TEMA’yı da biraz tanıtayım: “TEMA kurum iletişim sayfasında yer alan bilgilere göre iki toprak sevdalısı, Toprak Dede Hayrettin Karaca ve Yaprak Dede A. Nihat Gökyiğit, tarafından 1992 yılında kuruldu. ‘Türkiye Çöl Olmasın’ sloganı toplumda büyük yankı uyandıran TEMA bugüne kadar yaptığı faaliyetleri ile Anadolu’da yaşanmakta olan erozyon ve çölleşme tehlikesine kamuoyunun dikkatini çekmesi genel bir kabul gördü. TEMA Vakfı nükleer enerji santrallerin yapımına tamamen karşıdır. Vakfın nükleer enerji santrallerine karşı olmasının temel sebebi nükleerin ‘pahalı, kirli ve tehlikeli’ olmasıdır.

TEMA’nın HES konusundaki görüşü, ‘Doğaya zarar veren tüm HES projelerinin karşısındayız.’ cümlesiyle özetlenebilir. Türkiye’nin önümüzdeki on yıllar için yapılan elektrik ihtiyacı öngörülerine göre, 2023’e kadar yapılması planlanan hidroelektrik santrallerin (HES), ihtiyacın yalnızca %5’i karşılayacağı tahmin edilmektedir.

İnşa edilecekleri bölgedeki ekosisteme olan etkileri ve yine bu bölgede yaşayan vatandaşlarımızın görüşleri temel alındığı sürece, hidroelektrik santrallerin ülkenin elektrik ihtiyacının karşılanması noktasında bir çözüm olabileceği düşünülebilir. Ancak mevcut uygulamalar bu durumdan son derece uzak olunduğunu göstermektedir. Yapılan HES’lerde ekosistemin yaşam hakları ihlal edilmekte, toplumsal muhalefetler görmezden gelinmektedir. TEMA Vakfı, pek tabi olarak, bu uygulamalara karşıdır. Öte yandan, ülkemizin dereleriyle ilgili herhangi bir adım atılması düşünülmeden önce katılımcı yöntemlerle hazırlanacak bütüncül havza planlarının mutlaka tamamlanması gerekmektedir.

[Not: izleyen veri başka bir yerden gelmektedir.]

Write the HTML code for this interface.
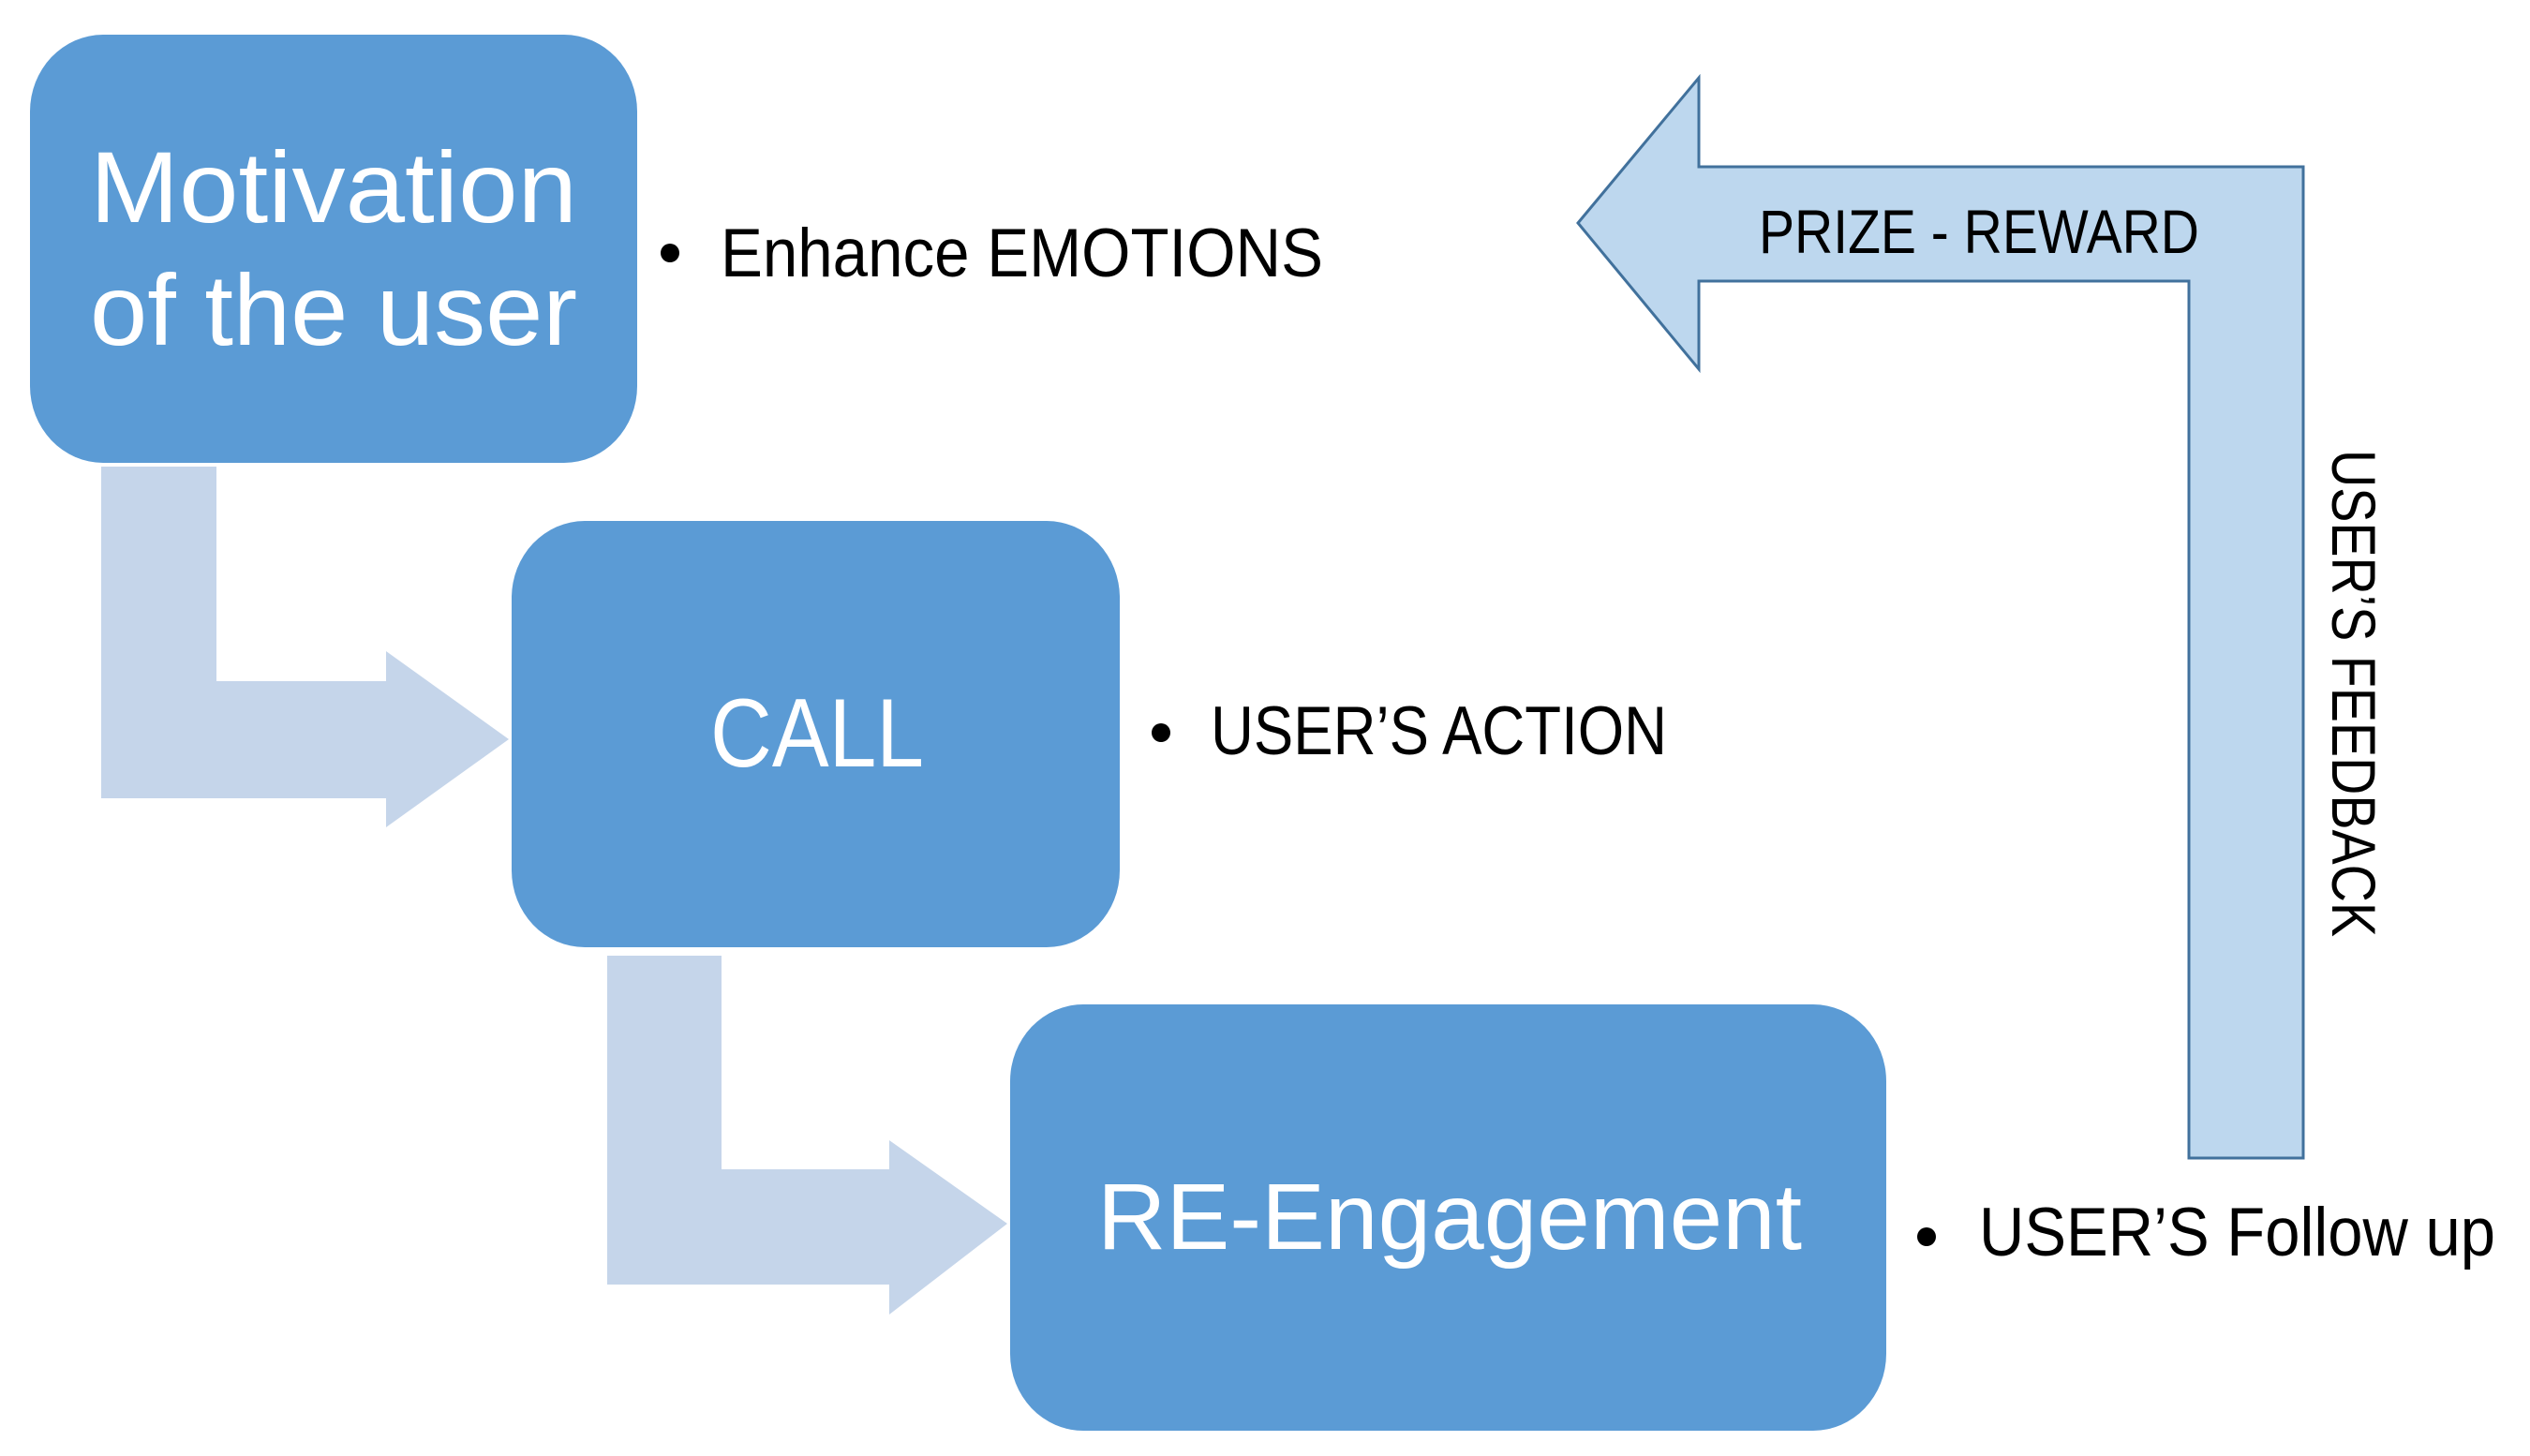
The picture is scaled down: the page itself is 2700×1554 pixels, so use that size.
<!DOCTYPE html>
<html><head><meta charset="utf-8"><style>
html,body{margin:0;padding:0;background:#fff;}
svg{display:block;}
text{font-family:"Liberation Sans",sans-serif;}
</style></head><body>
<svg width="2700" height="1554" viewBox="0 0 2700 1554" xmlns="http://www.w3.org/2000/svg">
<polygon points="108,498 231,498 231,727 412,727 412,695 543,789 412,883 412,852 108,852" fill="#c5d5ea"/>
<polygon points="648,1020 770,1020 770,1248 949,1248 949,1217 1075,1306 949,1403 949,1371 648,1371" fill="#c5d5ea"/>
<rect x="32" y="37" width="648" height="457" rx="78" ry="82" fill="#5b9bd5"/>
<rect x="546" y="556" width="649" height="455" rx="78" ry="82" fill="#5b9bd5"/>
<rect x="1078" y="1072" width="935" height="455" rx="78" ry="82" fill="#5b9bd5"/>
<text x="356" y="237" fill="#fff" font-size="108" text-anchor="middle" textLength="520" lengthAdjust="spacingAndGlyphs">Motivation</text>
<text x="356" y="368" fill="#fff" font-size="108" text-anchor="middle" textLength="520" lengthAdjust="spacingAndGlyphs">of the user</text>
<text x="872" y="818" fill="#fff" font-size="104" text-anchor="middle" textLength="228" lengthAdjust="spacingAndGlyphs">CALL</text>
<text x="1547" y="1333" fill="#fff" font-size="100" text-anchor="middle" textLength="752" lengthAdjust="spacingAndGlyphs">RE-Engagement</text>
<circle cx="715" cy="270" r="10" fill="#000"/>
<text x="769" y="295" font-size="73" textLength="643" lengthAdjust="spacingAndGlyphs">Enhance EMOTIONS</text>
<circle cx="1239" cy="782" r="10" fill="#000"/>
<text x="1292" y="805" font-size="73" textLength="487" lengthAdjust="spacingAndGlyphs">USER’S ACTION</text>
<circle cx="2056" cy="1320" r="10" fill="#000"/>
<text x="2112" y="1340" font-size="73" textLength="551" lengthAdjust="spacingAndGlyphs">USER’S Follow up</text>
<polygon points="1684,238 1813,83 1813,178 2458,178 2458,1236 2336,1236 2336,300 1813,300 1813,394" fill="#bdd7ee" stroke="#41719c" stroke-width="3"/>
<text x="1877" y="270" font-size="66" textLength="470" lengthAdjust="spacingAndGlyphs">PRIZE - REWARD</text>
<text transform="translate(2489,480) rotate(90)" x="0" y="0" font-size="66" textLength="520" lengthAdjust="spacingAndGlyphs">USER’S FEEDBACK</text>
</svg>
</body></html>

Ülkemiz yılda 743 milyon ton toprağını erozyonla kaybediyor. Oysa yaşam üreten bir cm toprağın oluşması binlerce yıl sürüyor. Toprak kaybetmeyi göze alamayacağımız kadar kıymetli bir varlık. Bize aşımızı, işimizi, sanayimize hammaddeyi toprak sağlıyor. Eğer toprağımızı kaybedersek hayatımızı da kaybederiz. TEMA'nın varoluş nedeni yaşama yani toprağa sahip çıkmak, korumaktır. Toplumsal barış, topraktan gelir”

http://tema.org.tr/web_14966-2_1/neuralnetwork.aspx?type=7

Sonuç olarak milyonlarca ağaç diken, ülkemizin çöl olmaması için toplumu aydınlatan bir harekettir TEMA Vakfı. Sayın Karaca bu hareketin mütevazi onursal başkanı ve kurucusudur. Çok zengin ve varlıklı olmasına rağmen sade giyinir, yabancı markalara karşı çıkardı. ‘Neden hep aynı kazağı giyiyor?’ sorusuna şu cevap verilmiştir: “Birkaç tane var. Artık hepsi delik deşik. Sürekli aynı şeyleri giyer. Gömleklerinin manşetlerini, yakalarını değiştirir. Ayakkabılarına pençe yaptırır. Çünkü şunu söylüyor: ‘Param var ama hakkım yok. Fazladan aldığınız her bir tüketim malzemesinin doğaya bedeli var’ diyor. Hayrettin Karaca hep söylediği gibi yaşadı. İhtiyacı olmayan hiçbir şeyi almıyor. Bir kişinin yaptığı çok önemli. Milyarlarca insanla çarpılınca doğada inanılmaz bir etki yaratıyor.”